As another midterm election winds down in America, a bitter partisan spirit remains. Global politics are also in a general state of turmoil and flux, and the library has many books on that subject.
Let’s first take a look at that bastion of European and global stability — Germany. The country’s centrist party has won the vast majority of federal elections, and is considered a major player in European politics partly because of the party’s emphasis on a robust social safety net coupled with moderate cultural stances. “Angela Merkel, Europe’s Most Influential Leader” by Matthew Qvortrup discusses Merkel’s early life in East Germany and her later role as the leader of a unified country amidst a disintegrating European consensus.
“The Long Hangover: Putin’s New Russia and the Ghosts of the Past” by Shaun Walker is a book that delves into a darker side of European politics — the rise of Vladimir Putin and his continued dominance of Russia. Just as America has transformed itself into a global economy, with few winners and many losers (most notably in the Rust Belt states), so has post-Soviet Russia. As Walker writes: “Men often seemed to struggle more than women to find the emotional resources to deal with the transition: there are many confused and angry men to be found in these pages.”
Putin, like Donald Trump, is a populist. He appeals to nationalist, working-class sentiments throughout Russia and stokes the fires of the glory of the old USSR. Two recent books address this rise of nationalist populism: “The Populist Explosion: How the Great Recession Transformed American and European Politics” by John Judis and “The Road to Somewhere: The Populist Revolt and the Future of Politics” by David Goodhart.
Judis’ book takes an economist’s approach, and he is especially critical of the emergence of “New Labor” economic movements in Western Europe and England. He says: “In abandoning their support for an expanding public sector and for viable manufacturing industries in favor of supporting free trade, deregulated finance, and a globalized capitalism, they began to forfeit the loyalty of their working-class constituents.” Judis also describes how the rise of a very large immigrant population in Europe (especially refugees from the civil war in Syria) created a ripe opportunity for the rise of right-wing strongmen and parties like the far right-wing German AfD.

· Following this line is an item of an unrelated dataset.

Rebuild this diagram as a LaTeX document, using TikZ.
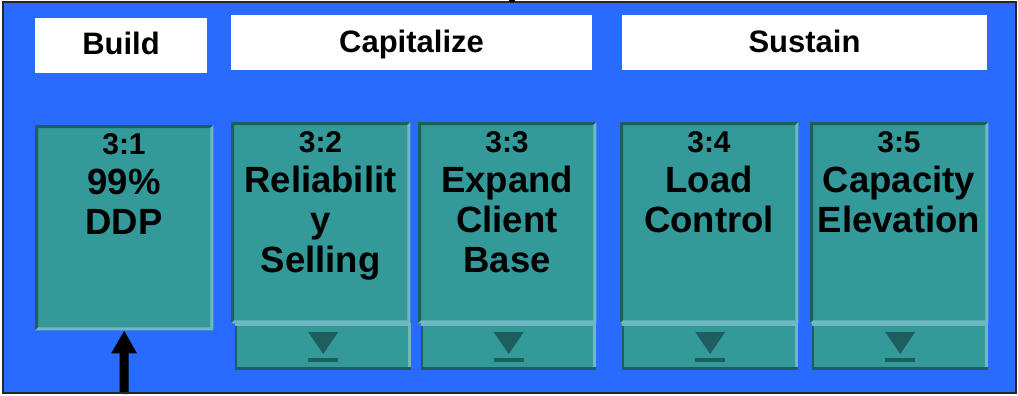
\documentclass[tikz,border=0pt]{standalone}
\usepackage{fontspec}
\setmainfont{Liberation Sans}
\usetikzlibrary{arrows.meta}

\definecolor{panelblue}{RGB}{41,106,255}
\definecolor{tealbody}{RGB}{51,153,153}
\definecolor{tealdark}{RGB}{31,94,94}
\definecolor{teallight}{RGB}{112,184,192}

% raised card edge: dark on top/left, light on bottom/right
\newcommand\cardframe[1]{%
  \fill[tealdark] (#1.south west) -- (#1.north west) -- (#1.north east)
    -- ([shift={(-3pt,-3pt)}]#1.north east) -- ([shift={(3pt,-3pt)}]#1.north west)
    -- ([shift={(3pt,3pt)}]#1.south west) -- cycle;
  \fill[teallight] (#1.north east) -- (#1.south east) -- (#1.south west)
    -- ([shift={(3pt,3pt)}]#1.south west) -- ([shift={(-3pt,3pt)}]#1.south east)
    -- ([shift={(-3pt,-3pt)}]#1.north east) -- cycle;}

% button edge: light on top/right, dark on bottom/left
\newcommand\buttonframe[1]{%
  \fill[teallight] (#1.north west) rectangle ([shift={(0pt,-3pt)}]#1.north east);
  \fill[teallight] ([shift={(-3pt,0pt)}]#1.north east) rectangle (#1.south east);
  \fill[tealdark] (#1.south west) rectangle ([shift={(0pt,3pt)}]#1.south east);
  \fill[tealdark] ([shift={(0pt,3pt)}]#1.south west) rectangle ([shift={(2pt,-3pt)}]#1.north west);
  % drop-down marker
  \fill[tealdark] ([shift={(-15pt,-9pt)}]#1.north) -- ([shift={(15pt,-9pt)}]#1.north)
    -- ([shift={(0pt,-31pt)}]#1.north) -- cycle;
  \fill[tealdark] ([shift={(-15pt,-35pt)}]#1.north) rectangle ([shift={(15pt,-39pt)}]#1.north);}

\newcommand\numsize{\fontsize{30}{40}\selectfont}

\tikzset{
  header/.style={rectangle, fill=white, inner sep=0pt, minimum height=55pt,
    text height=22.2pt, font=\bfseries\fontsize{31}{36}\selectfont},
  card/.style={rectangle, fill=tealbody, inner sep=0pt, anchor=north west,
    minimum width=178pt},
  button/.style={rectangle, fill=tealbody, inner sep=0pt, anchor=north west,
    minimum width=176pt, minimum height=47pt},
  cardtext/.style={anchor=north, align=center, inner sep=0pt,
    font=\bfseries\fontsize{36.5}{40}\selectfont},
  uparrow/.style={line width=9pt, -{Triangle[width=24pt,length=23pt]}}
}

\begin{document}
\begin{tikzpicture}[x=1pt, y=-1pt]
\useasboundingbox (0,0) rectangle (1018,396);

% panel
\fill[panelblue] (3,2) rectangle (1016,393);

% phase headers
\node[header, minimum width=172pt, text depth=3.2pt] (hbuild) at (121,45.5) {Build};
\node[header, minimum width=361pt, text depth=1.2pt] (hcap) at (411.5,42.5) {Capitalize};
\node[header, minimum width=365pt, text depth=1.2pt] (hsus) at (804.5,42.5) {Sustain};

% cards
\node[card, minimum height=205pt] (card1) at (35,125) {};
\node[card, minimum height=201pt, minimum width=179pt] (card2) at (231,122) {};
\node[card, minimum height=201pt] (card3) at (418,122) {};
\node[card, minimum height=201pt] (card4) at (620,122) {};
\node[card, minimum height=201pt] (card5) at (810,122) {};
\foreach \c in {card1,card2,card3,card4,card5} {\cardframe{\c}}

% buttons under cards
\node[button] (btn2) at (235,323) {};
\node[button, minimum width=175pt] (btn3) at (421,323) {};
\node[button] (btn4) at (622,323) {};
\node[button] (btn5) at (812,323) {};
\foreach \b in {btn2,btn3,btn4,btn5} {\buttonframe{\b}}

% card titles
\node[cardtext] (t1) at (124,133.5) {{\numsize 3:1}\\99\%\\DDP};
\node[cardtext] (t2) at (320.5,131.5) {{\numsize 3:2}\\Reliabilit\\y\\Selling};
\node[cardtext] (t3) at (507,131.5) {{\numsize 3:3}\\Expand\\Client\\Base};
\node[cardtext] (t4) at (709,131.5) {{\numsize 3:4}\\Load\\Control};
\node[cardtext] (t5) at (899,131.5) {{\numsize 3:5}\\Capacity\\Elevation};

% entry arrow
\coordinate (arrowfoot) at (124,394);
\draw[uparrow] (arrowfoot) -- (card1.south);

% panel border
\draw[line width=2pt, black!85] (3,2) rectangle (1016,393);
\fill[black] (509,0) rectangle (515,2);
\end{tikzpicture}
\end{document}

“The Road to Somewhere” also describes populism as basically a “crisis of the left.” In America, as throughout Europe and other countries, an overall emphasis on cultural leftism and identity politics, coupled with an abandonment of traditional economic leftism, has caused vast defections from traditional labor and liberal parties by working-class voters. “The Democrats, like the centre-left in Europe, have not found a way of talking to these voters,” Goodhart writes. While the book is an analysis of populism throughout the world, it mostly concentrates on Britain and the Brexit revolt.
The Middle East and Africa have been rife with populist insurgencies and violent revolution in the 21st century. Benjamin Netanyahu, Israel’s current prime minister, was a populist before the term became a constant part of our contemporary political vernacular. Anshel Pfeffer’s “Bibi: The Turbulent Life and Times of Benjamin Netanyahu,”discusses Bibi’s life in all its corrupt, bungled but ultimately successful glory. The working class and orthodox in Israel, especially in the Israeli frontiers and provinces, love him, partly because of his refusal to compromise on a Palestinian state. Pfeffer also brings up another explanation for Bibi’s current popularity, comparing him to President Trump: “Both men have an uncanny ability to sense their rivals’ weak spots and sniff out their voters’ inner fears.”
Much of the Middle East has taken a violent turn, with places like Libya and Syria imploding directly as a result of the protests of Arab Spring. “The Burning Shores: Inside the Battle for the New Libya” by Frederic Wehrey is a new and comprehensive look at the violent deterioration of this massive desert country in North Africa, the former stronghold of Muammar Qadhafi. The Arab Spring, coupled with military support for the rebels by the United States and British governments, was ultimately a disastrous affair for the new coalition-led government after Qadhafi was overthrown.
In reviewing these books, I hoped by looking through the lens of the global arena one could see positive movements arising in the world. A positive light is, however, currently difficult to see. Recent books about early 21st-century global politics resemble, far more, the first warning salvos in an ongoing struggle for the survival of liberal democracy.